Task instructions:
Go through the data and copy every line exactly, but not the images.

───

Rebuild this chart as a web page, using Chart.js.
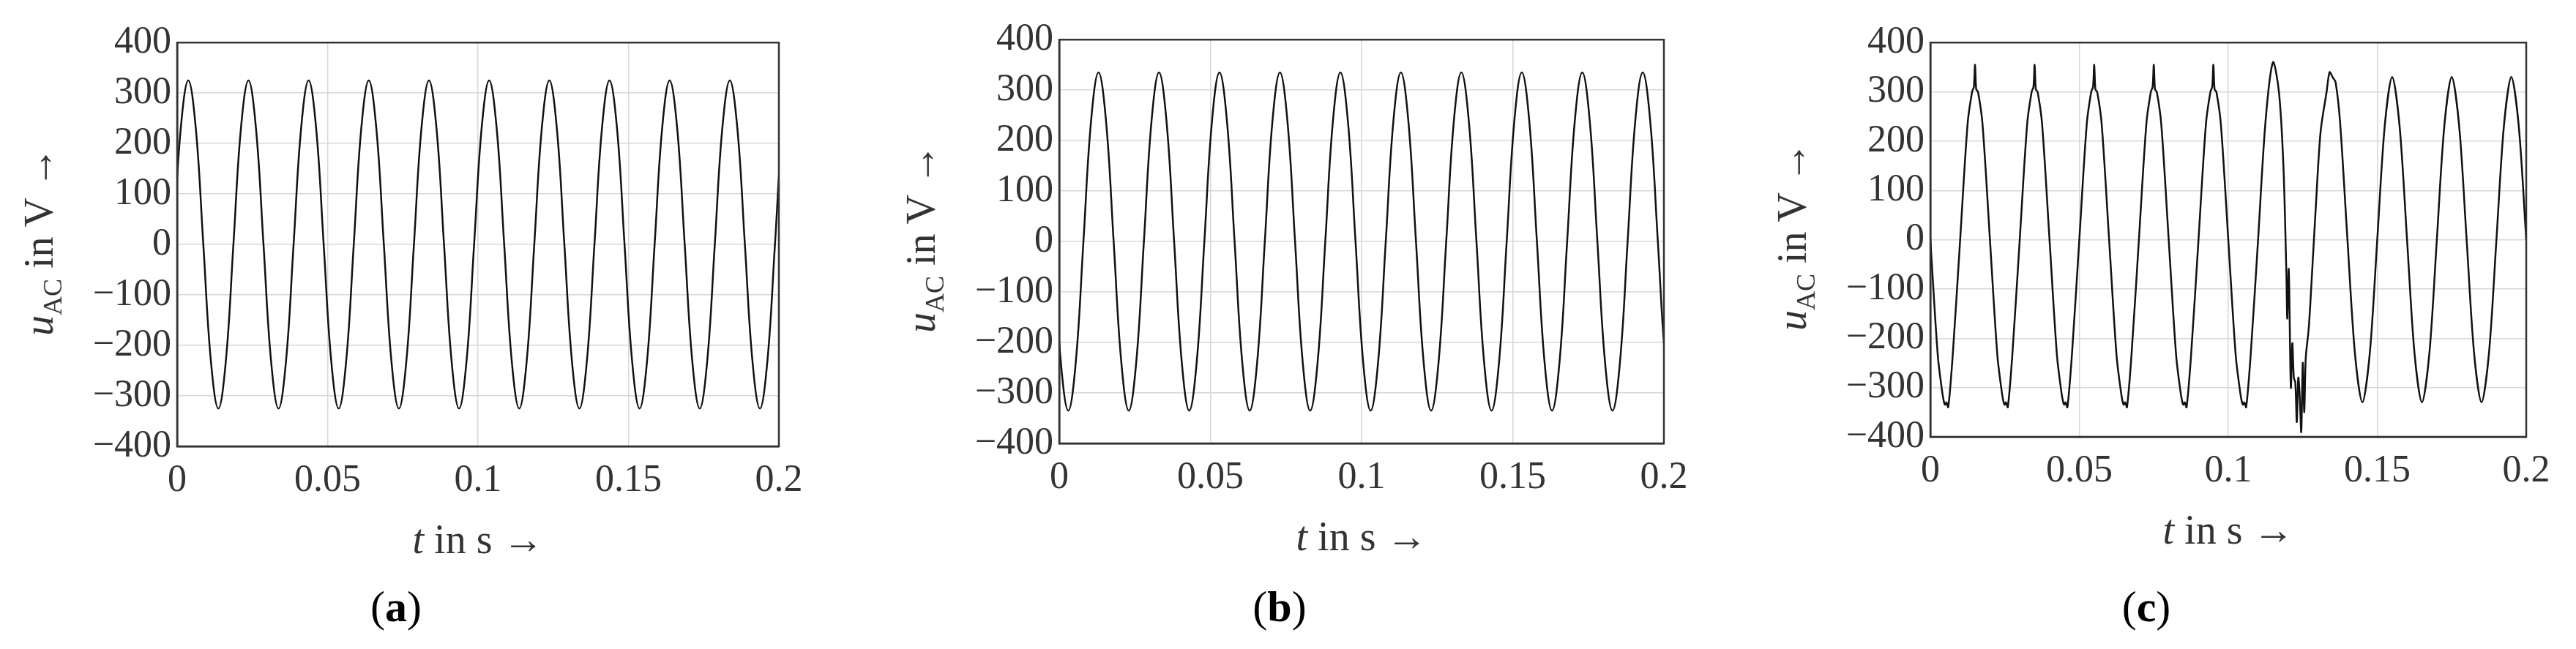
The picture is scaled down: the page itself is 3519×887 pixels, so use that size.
<!DOCTYPE html>
<html><head><meta charset="utf-8">
<script src="https://cdn.jsdelivr.net/npm/chart.js@4/dist/chart.umd.min.js"></script>
<style>
body{margin:0;background:#fff;width:3519px;height:887px;position:relative;overflow:hidden;font-family:"DejaVu Serif","Liberation Serif",serif}
canvas{position:absolute}
.yt{position:absolute;transform:translate(-50%,-50%) rotate(-90deg);font-size:56px;white-space:nowrap;color:#333;font-family:"Liberation Serif",serif}
.yt sub{font-size:36px}
.xt{position:absolute;transform:translateX(-50%);font-size:56px;white-space:nowrap;color:#333;font-family:"Liberation Serif",serif}
.cap{position:absolute;transform:translateX(-50%);font-size:60px;font-family:"Liberation Serif",serif;color:#000}
</style></head><body>
<script>
// ---- data ----
const xTicks = [0, 0.05, 0.1, 0.15, 0.2];
const yTicks = [-400,-300,-200,-100,0,100,200,300,400];
const period = 0.02;
// one-period shape (fraction of period after rising zero crossing, value V)
const phaseA = [0,0.125,0.25,0.375,0.5,0.625,0.75,0.875];
const shapeA = [0,230,325,230,0,-230,-325,-230];
const startA = -0.0013;
const shapeB = [0,237,335,237,0,-237,-335,-237];
const startB = -0.012;
const phaseC = [0,0.125,0.2,0.23,0.25,0.27,0.3,0.375,0.5,0.625,0.7,0.73,0.75,0.77,0.8,0.875];
const shapeC = [0,235,300,310,355,305,300,235,0,-235,-310,-330,-335,-330,-340,-235];
const shapeCclean = [0,230,330,230,0,-230,-330,-230];
const startC = -0.01;
// disturbed interval of (c)
const tDist = [0.110,0.1125,0.115,0.117,0.1185,0.1195,0.1198,0.1203,0.121,0.1215,0.122,0.1225,0.123,0.1235,0.124,0.1245,0.125,0.1255,0.126,0.127,0.128,0.1295,0.131,0.133,0.134,0.135,0.136,0.1375,0.14];
const uDist = [0,240,360,300,150,-70,-160,-60,-300,-210,-280,-290,-370,-280,-320,-390,-250,-350,-240,-180,-80,80,220,300,340,330,320,240,0];

function build(start, phases, shape){
  const pts=[];
  for(let n=0;n<12;n++){
    phases.forEach((p,i)=>pts.push({x:start+n*period+p*period,y:shape[i]}));
  }
  return pts;
}
const dataA = build(startA, phaseA, shapeA);
const dataB = build(startB, phaseA, shapeB);
const dataC = build(startC, phaseC, shapeC).filter(p=>p.x<0.1099)
  .concat(tDist.map((t,i)=>({x:t,y:uDist[i]})))
  .concat(build(startC, phaseA, shapeCclean).filter(p=>p.x>0.1401))
  .sort((a,b)=>a.x-b.x);

const panels = [
  {data:dataA, left:242, top:49, right:1064, bottom:610, tension:0.4, cap:'a'},
  {data:dataB, left:1447, top:45, right:2273, bottom:606, tension:0.4, cap:'b'},
  {data:dataC, left:2637, top:49, right:3451, bottom:597, tension:0.3, cap:'c'}
];
const YW=200, PT=30, PR=50;
panels.forEach(P=>{
  const c=document.createElement('canvas');
  const w=P.right-P.left+YW+PR, h=887-(P.top-PT);
  c.width=w;c.height=h;c.style.width=w+'px';c.style.height=h+'px';
  c.style.left=(P.left-YW)+'px';c.style.top=(P.top-PT)+'px';
  document.body.appendChild(c);
  const xh = h-PT-(P.bottom-P.top);
  const tickFont={family:'"Liberation Serif", serif',size:52};
  new Chart(c,{type:'line',
    data:{datasets:[{data:P.data,borderColor:'#111',borderWidth:2.5,pointRadius:0,tension:P.tension,fill:false}]},
    options:{responsive:false,animation:false,devicePixelRatio:1,
      layout:{padding:{top:PT,right:PR,left:0,bottom:0}},
      plugins:{legend:{display:false},tooltip:{enabled:false}},
      scales:{
        x:{type:'linear',min:0,max:0.2,
          afterBuildTicks:s=>{s.ticks=xTicks.map(v=>({value:v}))},
          afterFit:s=>{s.height=xh},
          ticks:{font:tickFont,color:'#333',padding:16,maxRotation:0,callback:v=>String(v)},
          grid:{color:'#d8d8d8',lineWidth:1.5,drawTicks:false},border:{color:'#333',width:2.5}},
        y:{min:-400,max:400,
          afterBuildTicks:s=>{s.ticks=yTicks.map(v=>({value:v}))},
          afterFit:s=>{s.width=YW},
          ticks:{font:tickFont,color:'#333',padding:8,callback:v=>v<0?'\u2212'+(-v):String(v)},
          grid:{color:'#d8d8d8',lineWidth:1.5,drawTicks:false},border:{color:'#333',width:2.5}}
      }
    },
    plugins:[{id:'box',afterDraw(ch){const a=ch.chartArea,g=ch.ctx;g.save();g.strokeStyle='#333';g.lineWidth=2.5;g.strokeRect(a.left,a.top,a.right-a.left,a.bottom-a.top);g.restore();}}]
  });
  const yt=document.createElement('div');yt.className='yt';
  yt.innerHTML='<i>u</i><sub>AC</sub> in V \u2192';
  yt.style.left=(P.left-185)+'px';yt.style.top=((P.top+P.bottom)/2)+'px';document.body.appendChild(yt);
  const xt=document.createElement('div');xt.className='xt';
  xt.innerHTML='<i>t</i> in s \u2192';
  xt.style.left=((P.left+P.right)/2)+'px';xt.style.top=(P.bottom+95)+'px';document.body.appendChild(xt);
  const cp=document.createElement('div');cp.className='cap';
  cp.innerHTML='(<b>'+P.cap+'</b>)';
  cp.style.left=((P.left+P.right)/2-112)+'px';cp.style.top='795px';document.body.appendChild(cp);
});
</script>
</body></html>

───

Result of the exercise:
Rebuild this chart as a web page, using Chart.js.
The picture is scaled down: the page itself is 3519×887 pixels, so use that size.
<!DOCTYPE html>
<html><head><meta charset="utf-8">
<script src="https://cdn.jsdelivr.net/npm/chart.js@4/dist/chart.umd.min.js"></script>
<style>
body{margin:0;background:#fff;width:3519px;height:887px;position:relative;overflow:hidden;font-family:"DejaVu Serif","Liberation Serif",serif}
canvas{position:absolute}
.yt{position:absolute;transform:translate(-50%,-50%) rotate(-90deg);font-size:56px;white-space:nowrap;color:#333;font-family:"Liberation Serif",serif}
.yt sub{font-size:36px}
.xt{position:absolute;transform:translateX(-50%);font-size:56px;white-space:nowrap;color:#333;font-family:"Liberation Serif",serif}
.cap{position:absolute;transform:translateX(-50%);font-size:60px;font-family:"Liberation Serif",serif;color:#000}
</style></head><body>
<script>
// ---- data ----
const xTicks = [0, 0.05, 0.1, 0.15, 0.2];
const yTicks = [-400,-300,-200,-100,0,100,200,300,400];
const period = 0.02;
// one-period shape (fraction of period after rising zero crossing, value V)
const phaseA = [0,0.125,0.25,0.375,0.5,0.625,0.75,0.875];
const shapeA = [0,230,325,230,0,-230,-325,-230];
const startA = -0.0013;
const shapeB = [0,237,335,237,0,-237,-335,-237];
const startB = -0.012;
const phaseC = [0,0.125,0.2,0.23,0.25,0.27,0.3,0.375,0.5,0.625,0.7,0.73,0.75,0.77,0.8,0.875];
const shapeC = [0,235,300,310,355,305,300,235,0,-235,-310,-330,-335,-330,-340,-235];
const shapeCclean = [0,230,330,230,0,-230,-330,-230];
const startC = -0.01;
// disturbed interval of (c)
const tDist = [0.110,0.1125,0.115,0.117,0.1185,0.1195,0.1198,0.1203,0.121,0.1215,0.122,0.1225,0.123,0.1235,0.124,0.1245,0.125,0.1255,0.126,0.127,0.128,0.1295,0.131,0.133,0.134,0.135,0.136,0.1375,0.14];
const uDist = [0,240,360,300,150,-70,-160,-60,-300,-210,-280,-290,-370,-280,-320,-390,-250,-350,-240,-180,-80,80,220,300,340,330,320,240,0];

function build(start, phases, shape){
  const pts=[];
  for(let n=0;n<12;n++){
    phases.forEach((p,i)=>pts.push({x:start+n*period+p*period,y:shape[i]}));
  }
  return pts;
}
const dataA = build(startA, phaseA, shapeA);
const dataB = build(startB, phaseA, shapeB);
const dataC = build(startC, phaseC, shapeC).filter(p=>p.x<0.1099)
  .concat(tDist.map((t,i)=>({x:t,y:uDist[i]})))
  .concat(build(startC, phaseA, shapeCclean).filter(p=>p.x>0.1401))
  .sort((a,b)=>a.x-b.x);

const panels = [
  {data:dataA, left:242, top:49, right:1064, bottom:610, tension:0.4, cap:'a'},
  {data:dataB, left:1447, top:45, right:2273, bottom:606, tension:0.4, cap:'b'},
  {data:dataC, left:2637, top:49, right:3451, bottom:597, tension:0.3, cap:'c'}
];
const YW=200, PT=30, PR=50;
panels.forEach(P=>{
  const c=document.createElement('canvas');
  const w=P.right-P.left+YW+PR, h=887-(P.top-PT);
  c.width=w;c.height=h;c.style.width=w+'px';c.style.height=h+'px';
  c.style.left=(P.left-YW)+'px';c.style.top=(P.top-PT)+'px';
  document.body.appendChild(c);
  const xh = h-PT-(P.bottom-P.top);
  const tickFont={family:'"Liberation Serif", serif',size:52};
  new Chart(c,{type:'line',
    data:{datasets:[{data:P.data,borderColor:'#111',borderWidth:2.5,pointRadius:0,tension:P.tension,fill:false}]},
    options:{responsive:false,animation:false,devicePixelRatio:1,
      layout:{padding:{top:PT,right:PR,left:0,bottom:0}},
      plugins:{legend:{display:false},tooltip:{enabled:false}},
      scales:{
        x:{type:'linear',min:0,max:0.2,
          afterBuildTicks:s=>{s.ticks=xTicks.map(v=>({value:v}))},
          afterFit:s=>{s.height=xh},
          ticks:{font:tickFont,color:'#333',padding:16,maxRotation:0,callback:v=>String(v)},
          grid:{color:'#d8d8d8',lineWidth:1.5,drawTicks:false},border:{color:'#333',width:2.5}},
        y:{min:-400,max:400,
          afterBuildTicks:s=>{s.ticks=yTicks.map(v=>({value:v}))},
          afterFit:s=>{s.width=YW},
          ticks:{font:tickFont,color:'#333',padding:8,callback:v=>v<0?'\u2212'+(-v):String(v)},
          grid:{color:'#d8d8d8',lineWidth:1.5,drawTicks:false},border:{color:'#333',width:2.5}}
      }
    },
    plugins:[{id:'box',afterDraw(ch){const a=ch.chartArea,g=ch.ctx;g.save();g.strokeStyle='#333';g.lineWidth=2.5;g.strokeRect(a.left,a.top,a.right-a.left,a.bottom-a.top);g.restore();}}]
  });
  const yt=document.createElement('div');yt.className='yt';
  yt.innerHTML='<i>u</i><sub>AC</sub> in V \u2192';
  yt.style.left=(P.left-185)+'px';yt.style.top=((P.top+P.bottom)/2)+'px';document.body.appendChild(yt);
  const xt=document.createElement('div');xt.className='xt';
  xt.innerHTML='<i>t</i> in s \u2192';
  xt.style.left=((P.left+P.right)/2)+'px';xt.style.top=(P.bottom+95)+'px';document.body.appendChild(xt);
  const cp=document.createElement('div');cp.className='cap';
  cp.innerHTML='(<b>'+P.cap+'</b>)';
  cp.style.left=((P.left+P.right)/2-112)+'px';cp.style.top='795px';document.body.appendChild(cp);
});
</script>
</body></html>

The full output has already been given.